The two minor characters reap what they sow: the woman’s son asks her if he can hump his classmate, something the toddler learned from watching online hentai (animé porn); while the father wakes up to an empty living room after ignoring suspicious noises the previous night. Was it entertaining? Check. Worth watching again in other screening locations? No.

Vox Populi
The setting is the last day of a woman mayoral candidate’s campaign. The candidate, Connie de Gracia (Irma Adlawan), attends mass before she sets off to her final sortie. Upon exiting the church, Connie is introduced to the niece of her campaign assistant (Suzette Ranillo), who was laid off from her job at the factory. Connie is compelled to promise the young woman her job back and boards her campaign van.

She meets people from different walks of life on the final trail in San Cristobal, one of which is a homosexual man from the slums who bluntly tells her that he’s not voting for her. With the help of her brother Ricky (Bobby Andrews), who has a number of connections in the municipality, Connie seeks the votes of influential people in town that includes a school teacher, a factory owner, and a crime lord (Jose Mari Avellana).

Contrasting with her campaign to win the people’s votes is an internal struggle of her own: her fear of being overshadowed by her father’s legacy (a former mayor of the town), the stigma of being separated from her husband, and gaining recognition as a woman who has risen the ranks on her own. This culminates in the scene where Connie faces the mirror and practices saying her name.

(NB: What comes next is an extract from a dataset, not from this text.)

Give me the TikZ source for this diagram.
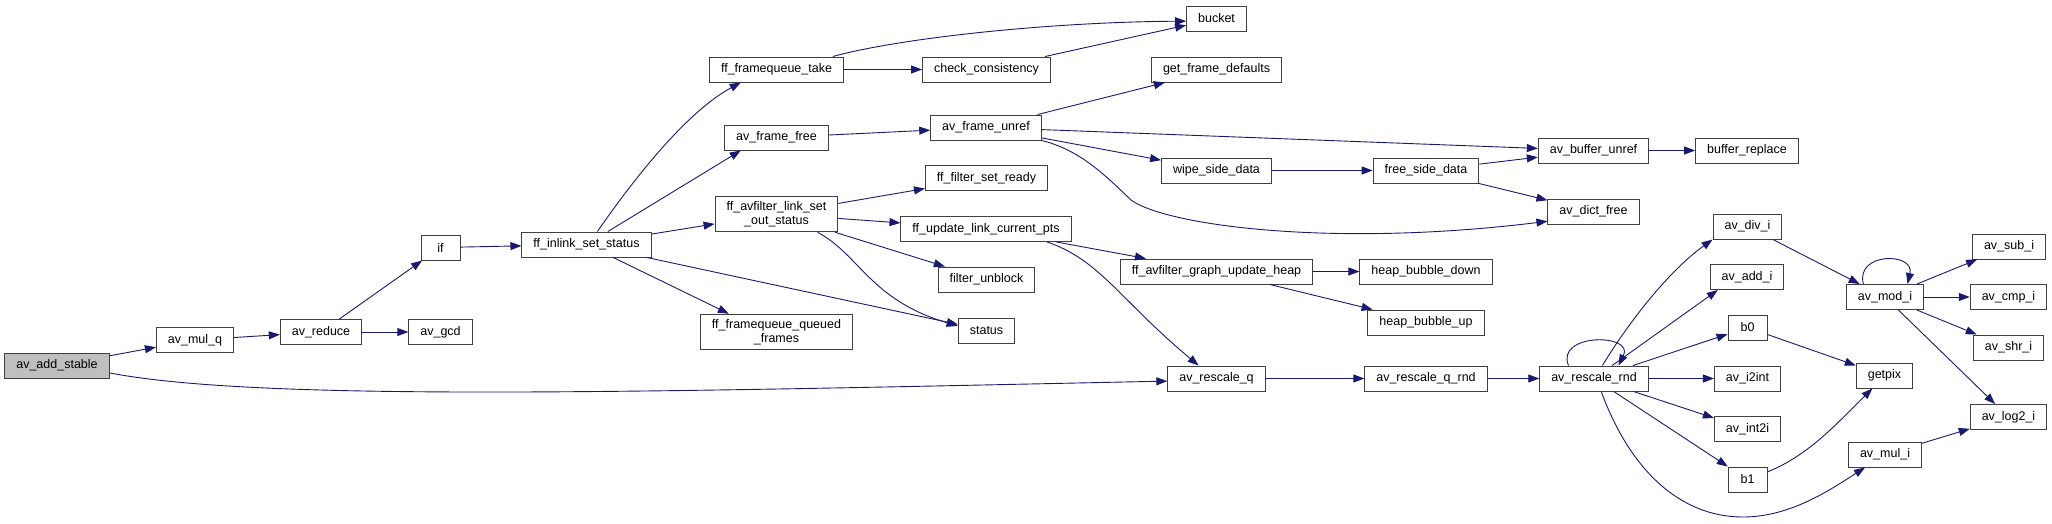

After successfully getting all the support she can get, Connie rides off to her final miting de avance, with a triumphant smile. Adlawan, as always, manages to deliver a great performance and it’s hard to take your eyes off her for some reason. Director Marasigan tells the story in a linear fashion, with an earnestly banal script and Cinema One type of camera shots; not necessarily a bad thing though. Marasigan’s film is a welcome addition to the roster of films in the Cinemalaya festival during a time when everything is about experimenting and being ultramodern. Because yes, you can be current without being artsy.